The OpenTelemetry Collector is an optional proxy that receives, processes, and exports telemetry data. While the in-process exporter can transport the collected data directly toward the backend platform, the Collector gives the developer much greater flexibility, such as enabling various sampling strategies that might not be otherwise supported or exporting the data to multiple backends at once. The collector can also handle things like retries, batching, encryption, or even sensitive data filtering.
The Collector consists of three components: receivers, processors, and exporters.
- Receivers are used to obtain telemetry data and get it into the collector. The collector supports various receivers, covering many of the popular formats like Jaeger or Prometheus.

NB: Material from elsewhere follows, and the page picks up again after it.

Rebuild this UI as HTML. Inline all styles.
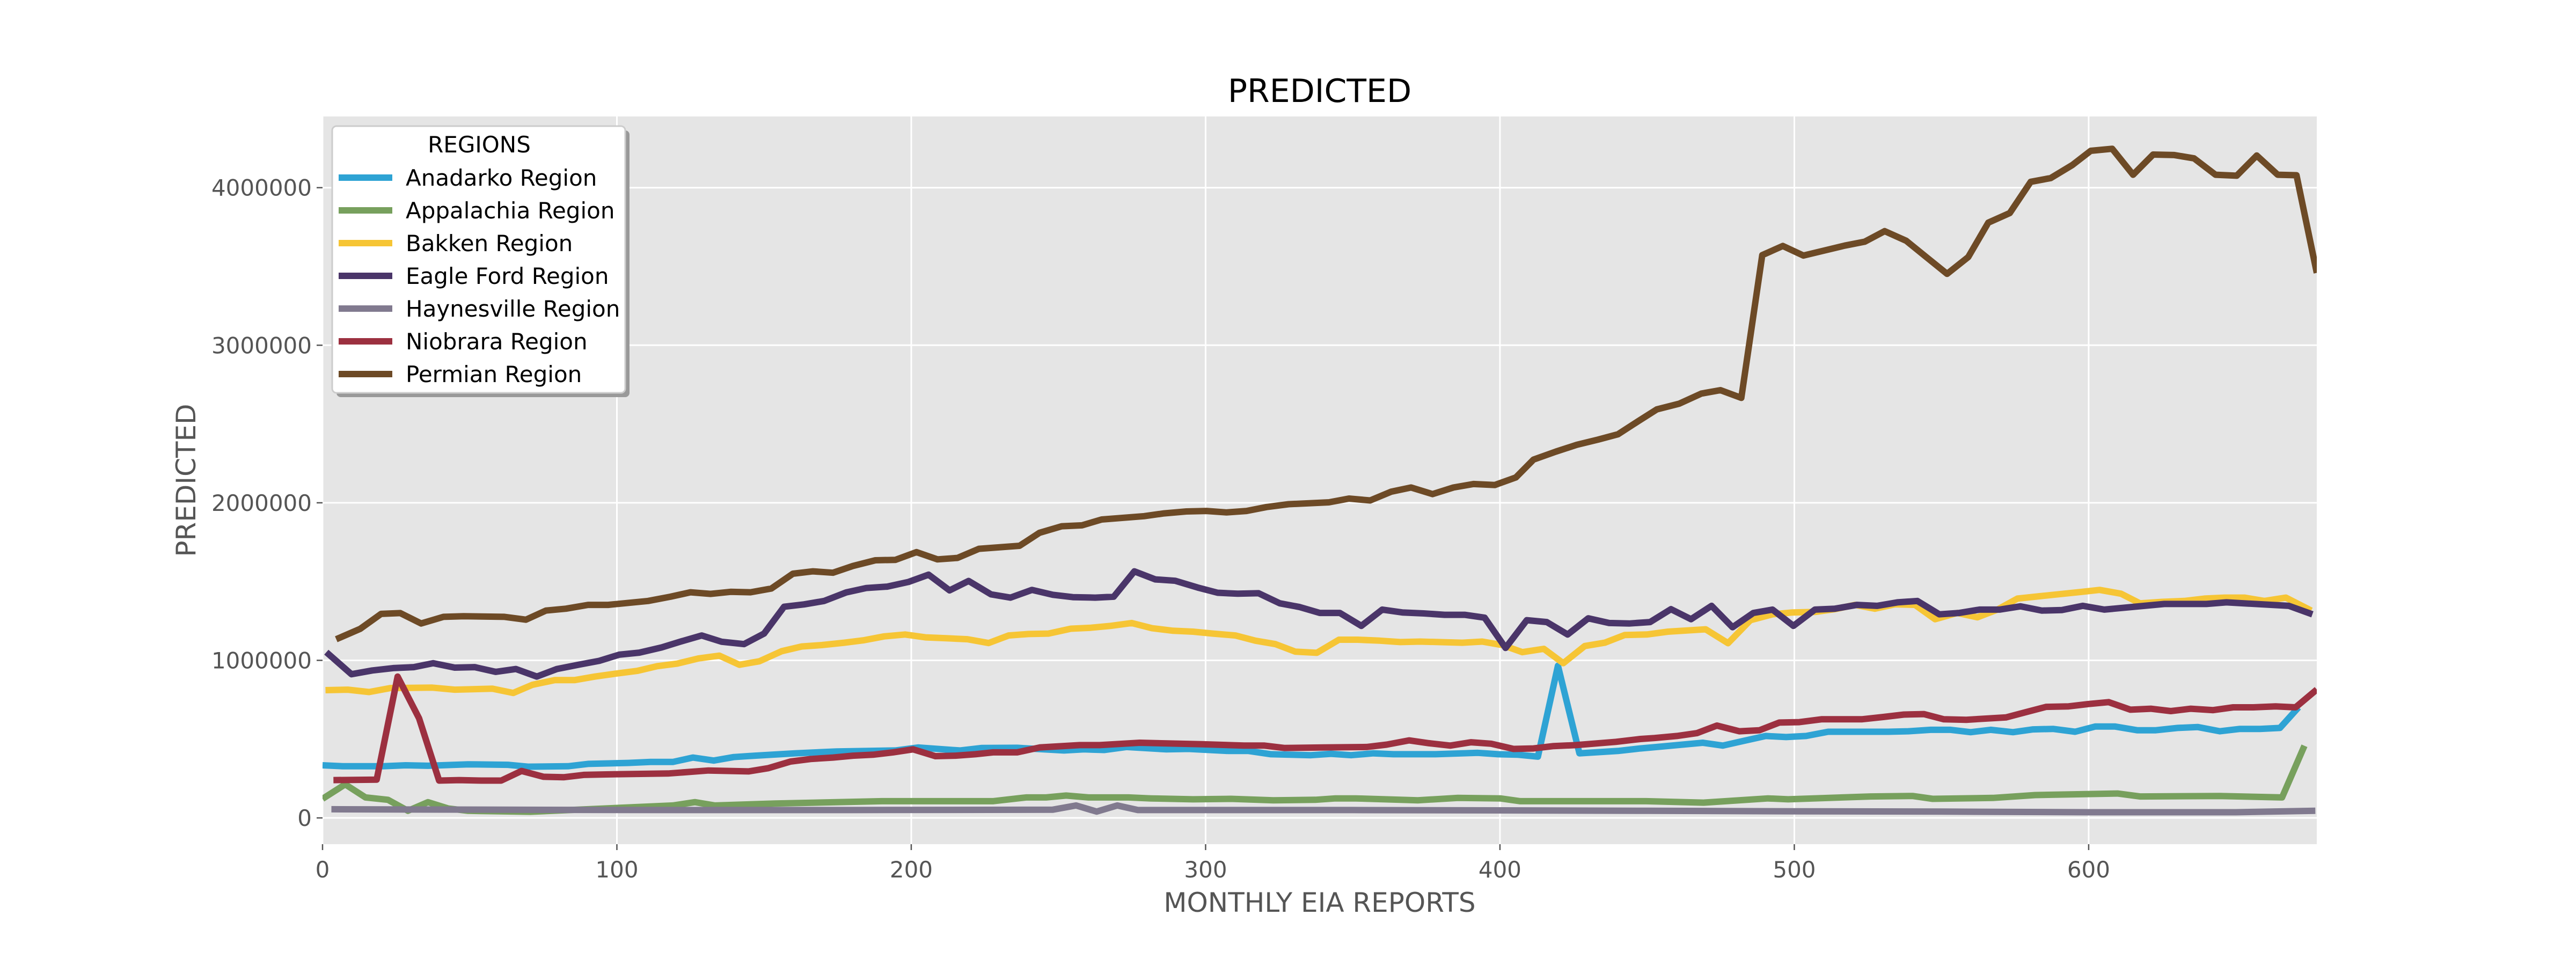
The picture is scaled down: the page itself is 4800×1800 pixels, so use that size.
<!DOCTYPE html>
<html><head><meta charset="utf-8"><style>
html,body{margin:0;padding:0;background:#fff;}
svg{display:block;font-family:"DejaVu Sans","Liberation Sans",sans-serif;}
</style></head><body>
<svg id="chart" width="4800" height="1800" viewBox="0 0 4800 1800">
<rect x="601" y="217" width="3716" height="1356" fill="#e5e5e5"/>
<g id="grid"></g>
<g id="axes"></g>
<g id="series"></g>
<text x="2459" y="190" font-size="60" text-anchor="middle" fill="#000">PREDICTED</text>
<text x="2459" y="1699" font-size="50" text-anchor="middle" fill="#555">MONTHLY EIA REPORTS</text>
<text x="0" y="0" font-size="50" text-anchor="middle" fill="#555" transform="translate(364,895) rotate(-90)">PREDICTED</text>
<g id="legend">
<rect x="627" y="243" width="546" height="497" rx="8" fill="#999"/>
<rect x="619" y="235" width="546" height="497" rx="8" fill="#fff" stroke="#ccc" stroke-width="3"/>
<text x="893" y="284" font-size="42" text-anchor="middle" fill="#000">REGIONS</text>
</g>
</svg>
<script>
const NS='http://www.w3.org/2000/svg';
const xTicks=[0,100,200,300,400,500,600];
const yTicks=[0,1000000,2000000,3000000,4000000];
const yTickLabels=['0','1000000','2000000','3000000','4000000'];
const seriesNames=['Anadarko Region','Appalachia Region','Bakken Region','Eagle Ford Region','Haynesville Region','Niobrara Region','Permian Region'];
const seriesColors=['#2ea3d4','#77a05d','#f6c535','#4a3569','#817a8f','#9c3040','#6d4a26'];
// values in millions
const anadarkoX=[0,7,20.7,28.2,35.8,49.4,63,69.8,83.4,90.2,103.8,111.4,119,125.8,132.9,139.7,146.9,160.5,174.6,194.6,202.4,216.5,224,236,251.9,258.7,265.5,273.1,286.7,294.2,307.8,314.6,322.2,335.8,342.6,349.4,357,363.8,378.1,392.5,399.3,406.1,412.9,419.7,427,440.1,447.7,454.8,468.9,475.7,482.8,490.3,497.2,504,511.5,531.9,538.7,546.3,553.1,559.9,566.7,574.3,581.1,587.9,595.4,602.2,609,616.6,622.6,630.2,637,644.6,651.4,658.2,665,671.3];
const anadarkoY=[0.334,0.328,0.328,0.334,0.331,0.34,0.337,0.325,0.328,0.343,0.349,0.355,0.355,0.383,0.364,0.386,0.395,0.41,0.422,0.428,0.447,0.428,0.444,0.445,0.428,0.435,0.431,0.45,0.435,0.438,0.425,0.425,0.404,0.398,0.407,0.398,0.41,0.404,0.404,0.413,0.404,0.401,0.389,0.966,0.41,0.425,0.441,0.453,0.477,0.459,0.489,0.52,0.513,0.52,0.547,0.547,0.55,0.559,0.559,0.544,0.559,0.544,0.562,0.565,0.547,0.58,0.58,0.556,0.556,0.571,0.577,0.55,0.565,0.565,0.571,0.702];
const appalachiaX=[0,7.7,14.6,22.2,29,35.8,42.6,49.4,70.6,119,126.5,133.3,153.7,190,227.7,239,245.8,252.6,260.2,273.8,281.4,295.7,308.6,323,337.3,344.1,351,372.1,385.7,400.1,406.9,449.7,469.2,491.1,497.9,525.9,540.2,547,567.5,581.8,609.8,617.4,644.6,665.7,673.3];
const appalachiaY=[0.121,0.213,0.13,0.115,0.045,0.1,0.06,0.045,0.039,0.079,0.1,0.079,0.091,0.106,0.106,0.13,0.13,0.142,0.13,0.13,0.124,0.118,0.121,0.112,0.115,0.124,0.124,0.112,0.127,0.124,0.106,0.106,0.097,0.124,0.118,0.136,0.139,0.121,0.127,0.145,0.155,0.136,0.139,0.13,0.458];
const bakkenX=[1,8.6,15.8,23,37.3,44.9,57.7,64.8,71.3,78.9,85.7,92.5,99.3,106.9,113.7,120.5,127.7,134.8,141.6,148.4,156,162.8,169.6,177.2,184,190.8,197.9,204.8,212.4,219.1,226.3,233.1,239.8,246.6,254.2,261,267.8,274.9,281.8,288.9,295.7,302.5,310.1,316.9,323.7,330.5,337.8,345.3,351.7,359.2,366.1,372.9,387.2,394,400.8,407.6,414.9,421.5,428.8,435.6,442.4,449.9,457.1,469.9,477.5,485.1,492.6,499.4,507,513.8,520.6,527.4,534.2,541,547.8,555.4,562.2,569,575.8,583.3,597.7,603.7,611,617.4,624.9,632.5,639.3,646.1,652.9,659.7,667,675.6];
const bakkenY=[0.811,0.814,0.799,0.824,0.827,0.814,0.82,0.793,0.845,0.875,0.875,0.897,0.915,0.933,0.963,0.979,1.012,1.03,0.972,0.994,1.058,1.088,1.097,1.112,1.128,1.152,1.164,1.146,1.14,1.134,1.11,1.158,1.167,1.17,1.201,1.207,1.219,1.237,1.204,1.188,1.182,1.17,1.158,1.125,1.103,1.055,1.048,1.131,1.131,1.125,1.116,1.119,1.112,1.119,1.097,1.052,1.073,0.982,1.091,1.112,1.161,1.164,1.182,1.197,1.109,1.255,1.292,1.304,1.307,1.325,1.352,1.328,1.356,1.352,1.261,1.301,1.273,1.322,1.392,1.407,1.435,1.447,1.423,1.362,1.371,1.377,1.392,1.398,1.398,1.377,1.398,1.316];
const eagleX=[1.3,9.8,16.9,24,31,37.6,44.9,51.7,58.8,65.7,72.8,79.6,87.2,94,100.8,107.6,115.2,122,128.8,135.6,143.2,150,156.8,163.6,170.4,177.9,184.7,191.8,199.1,205.9,213,219.5,227.1,233.7,241,248.1,254.9,262.5,268.8,275.8,282.9,289.7,297.3,304.1,310.9,318,325.2,332,338.8,345.6,352.9,360,366.8,374.1,381.2,388,394.8,401.9,409.1,415.9,423,430,437.1,443.9,451,458.1,464.9,471.9,479,486.1,492.6,499.7,507,513.8,521.3,528.1,535,541.8,549.3,556.1,562.9,569.7,576.8,584.1,590.9,598,605.3,618.9,625.7,640,646.8,668,676];
const eagleY=[1.052,0.912,0.936,0.951,0.957,0.982,0.954,0.957,0.927,0.945,0.897,0.945,0.973,0.997,1.036,1.049,1.082,1.121,1.158,1.118,1.103,1.17,1.34,1.355,1.377,1.431,1.459,1.468,1.498,1.544,1.444,1.504,1.419,1.398,1.447,1.416,1.401,1.398,1.404,1.565,1.514,1.505,1.462,1.429,1.423,1.426,1.362,1.338,1.301,1.301,1.219,1.322,1.304,1.298,1.289,1.289,1.271,1.079,1.255,1.243,1.164,1.267,1.237,1.234,1.243,1.325,1.261,1.346,1.21,1.301,1.322,1.219,1.322,1.328,1.352,1.346,1.368,1.377,1.292,1.301,1.322,1.322,1.343,1.316,1.319,1.346,1.322,1.346,1.358,1.358,1.368,1.346,1.292];
const haynesX=[3,60,120,180,248,256,263,270,277,300,350,400,450,500,550,600,650,677];
const haynesY=[0.055,0.052,0.05,0.05,0.052,0.079,0.04,0.079,0.05,0.05,0.05,0.048,0.045,0.042,0.04,0.036,0.036,0.045];
const niobraraX=[3.7,18.4,25.5,32.8,39.6,46.4,54,60.7,67.6,75.1,81.9,88.7,96.3,117.4,131.1,144.7,151.5,159,165.8,173.4,180.2,187,193.8,200.6,208.2,215,221.8,227.8,236,243.6,257.2,264,277.6,298.8,313.1,320,326.7,340.3,354.7,361.5,369.1,375.9,383.1,390.2,397,404.6,411.4,418.2,425.8,439.4,447.7,452.5,460.1,466.9,473.7,481.3,488.1,494.9,501.7,509.2,522.9,530.4,537.2,544,550.8,558.4,572,578.8,585.6,593.2,600,606.8,614.2,621.1,627.9,634.7,642.3,649.1,655.9,663.5,670.3,677.5];
const niobraraY=[0.24,0.243,0.897,0.632,0.237,0.24,0.237,0.237,0.298,0.261,0.258,0.273,0.276,0.282,0.301,0.295,0.316,0.358,0.374,0.383,0.395,0.401,0.416,0.435,0.392,0.395,0.404,0.416,0.416,0.447,0.462,0.462,0.477,0.468,0.459,0.459,0.444,0.447,0.45,0.465,0.492,0.474,0.459,0.48,0.471,0.438,0.441,0.456,0.462,0.483,0.501,0.507,0.52,0.538,0.586,0.55,0.556,0.605,0.608,0.626,0.626,0.641,0.656,0.659,0.626,0.623,0.638,0.672,0.705,0.708,0.723,0.735,0.687,0.693,0.678,0.693,0.684,0.702,0.702,0.708,0.702,0.815];
const permianX=[4.65,12.8,19.9,26.4,33.5,41.1,47.9,61.8,69.1,75.9,82.7,90.2,97,110.6,118.2,125,131.8,138.6,145.4,152.5,159.8,166.6,173.4,180.2,187.8,194.6,201.8,208.9,215.7,223,236.8,243.6,251.1,258,264.7,279.1,285.9,293.5,300.3,307.1,313.9,320.7,328.2,341.9,348.7,355.9,363,369.8,377.1,384.2,391,398.3,405.4,411.4,419,426.1,433.3,440.1,446.9,453.3,460.9,468.4,474.9,482,489.1,496.1,503.1,510,517.1,523.9,530.7,538,544.8,551.9,559.1,565.9,573.2,580.3,587.1,594.4,600.7,608,615.1,621.9,629.1,635.8,643.1,650.3,657.1,664.2,670.6,677.5];
const permianY=[1.134,1.2,1.295,1.3,1.234,1.276,1.28,1.276,1.258,1.316,1.328,1.352,1.352,1.377,1.404,1.432,1.422,1.435,1.432,1.456,1.55,1.565,1.556,1.599,1.635,1.638,1.687,1.641,1.65,1.708,1.727,1.81,1.851,1.857,1.894,1.915,1.933,1.945,1.948,1.939,1.948,1.973,1.991,2.003,2.027,2.015,2.07,2.097,2.055,2.097,2.119,2.113,2.161,2.274,2.325,2.368,2.401,2.435,2.517,2.593,2.629,2.693,2.715,2.666,3.572,3.63,3.569,3.6,3.632,3.657,3.724,3.663,3.56,3.453,3.56,3.778,3.839,4.037,4.061,4.143,4.234,4.247,4.082,4.21,4.207,4.186,4.082,4.076,4.204,4.082,4.079,3.459];
const allX=[anadarkoX,appalachiaX,bakkenX,eagleX,haynesX,niobraraX,permianX];
const allY=[anadarkoY,appalachiaY,bakkenY,eagleY,haynesY,niobraraY,permianY];

const X0=601,X1=4317,Y0=217,Y1=1573;
const xMin=0,xMax=677.5,yMin=-0.1667e6,yMax=4.452e6;
function xs(v){return X0+(v-xMin)/(xMax-xMin)*(X1-X0);}
function ys(v){return Y1-(v-yMin)/(yMax-yMin)*(Y1-Y0);}
function mk(tag,attrs,parent){const e=document.createElementNS(NS,tag);for(const k in attrs)e.setAttribute(k,attrs[k]);parent.appendChild(e);return e;}

const grid=document.getElementById('grid'),axes=document.getElementById('axes'),ser=document.getElementById('series'),leg=document.getElementById('legend');
xTicks.forEach((t,i)=>{
  const x=xs(t);
  const g=mk('line',{x1:x,x2:x,y1:Y0,y2:Y1,stroke:'#fff','stroke-width':3},grid);
  
  
  const tk=mk('line',{x1:x,x2:x,y1:Y1,y2:Y1+11,stroke:'#555','stroke-width':2.5},axes);
  
  
  const lb=mk('text',{x:x,y:Y1+62,'font-size':42,'text-anchor':'middle',fill:'#555'},axes);
  lb.textContent=String(t);
  
  
});
yTicks.forEach((t,i)=>{
  const y=ys(t);
  const g=mk('line',{x1:X0,x2:X1,y1:y,y2:y,stroke:'#fff','stroke-width':3},grid);
  
  
  const tk=mk('line',{x1:X0-11,x2:X0,y1:y,y2:y,stroke:'#555','stroke-width':2.5},axes);
  
  
  const lb=mk('text',{x:X0-20,y:y+15,'font-size':42,'text-anchor':'end',fill:'#555'},axes);
  lb.textContent=yTickLabels[i];
  
  
});
const clip=mk('clipPath',{id:'pc'},document.getElementById('chart'));
mk('rect',{x:X0,y:Y0,width:X1-X0,height:Y1-Y0},clip);
ser.setAttribute('clip-path','url(#pc)');
seriesNames.forEach((n,i)=>{
  const pts=allX[i].map((x,j)=>xs(x).toFixed(1)+','+ys(allY[i][j]*1e6).toFixed(1)).join(' ');
  const p=mk('polyline',{points:pts,fill:'none',stroke:seriesColors[i],'stroke-width':12,'stroke-linejoin':'round','stroke-linecap':'butt'},ser);
  
  
  const ly=331+i*61;
  const sw=mk('line',{x1:631,x2:731,y1:ly,y2:ly,stroke:seriesColors[i],'stroke-width':12},leg);
  
  
  const t=mk('text',{x:756,y:ly+15,'font-size':42,fill:'#000'},leg);
  t.textContent=n;
  
  
});
</script>
</body></html>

It also supports the default OpenTelemetry Protocol (OTLP), which is an agnostic protocol that is designed to be flexible, reliable, and efficient.
- Processors allow us to manipulate the collected data by formatting, filtering, or otherwise enriching it before it gets transported to the export phase. The processors also support batching to compress the data better and reduce the number of outgoing connections needed for exporting it later.
- Exporters can transmit data to one or multiple back-end platforms or destinations such as console output or dumping data into a file. The main task of an exporter is to transform the data into the appropriate format and send it to the configured endpoints. This enables us to switch back-ends at any time without having to re-instrument the code.
While the Collector is completely optional and skipping it by sending the telemetry data directly to the back-end platform of choice is supported, the latter is not recommended for large-scale projects. The Collector can be deployed separately from the application and this is the way it can offload the responsibility of managing the telemetry data, thereby making the whole system much more efficient, not to mention missing all the neat possibilities for data manipulation that the Collector offers.
Why Cloud is Crucial to Leveraging Telemetry
Currently, not all telemetry data is captured due to storage space constraints. Saving all the data would be unfeasible, and most systems have a limited capacity to store only a few weeks or days of telemetry. To alleviate this issue, the data is often sliced into time series, but the storage burden remains significant, necessitating the eventual deletion of older data to make room for new, more pertinent information.
This is why advanced analytics services are commonly hosted in public cloud platforms. The immense storage and computing capacity, coupled with machine learning, provide the technological underpinnings necessary to collect, store, and process vast amounts of telemetry. Through collecting telemetry from various points along the data path, a comprehensive data set can be obtained, leading to valuable insights for organizations. With these insights, patterns, and relationships between seemingly disparate data points can be discovered, leading to improved business performance and customer experience. Therefore, it is essential to emit as much telemetry as possible from various points along the data path, enabling the system to search for patterns and relationships that can uncover actionable insights.
All in all, OpenTelemetry is a great way to standardize and make your observability solution much more sustainable, efficient, and flexible in the long run. The large community is making significant progress towards maturing the project and it is already being adopted by all sorts of large-scale organizations.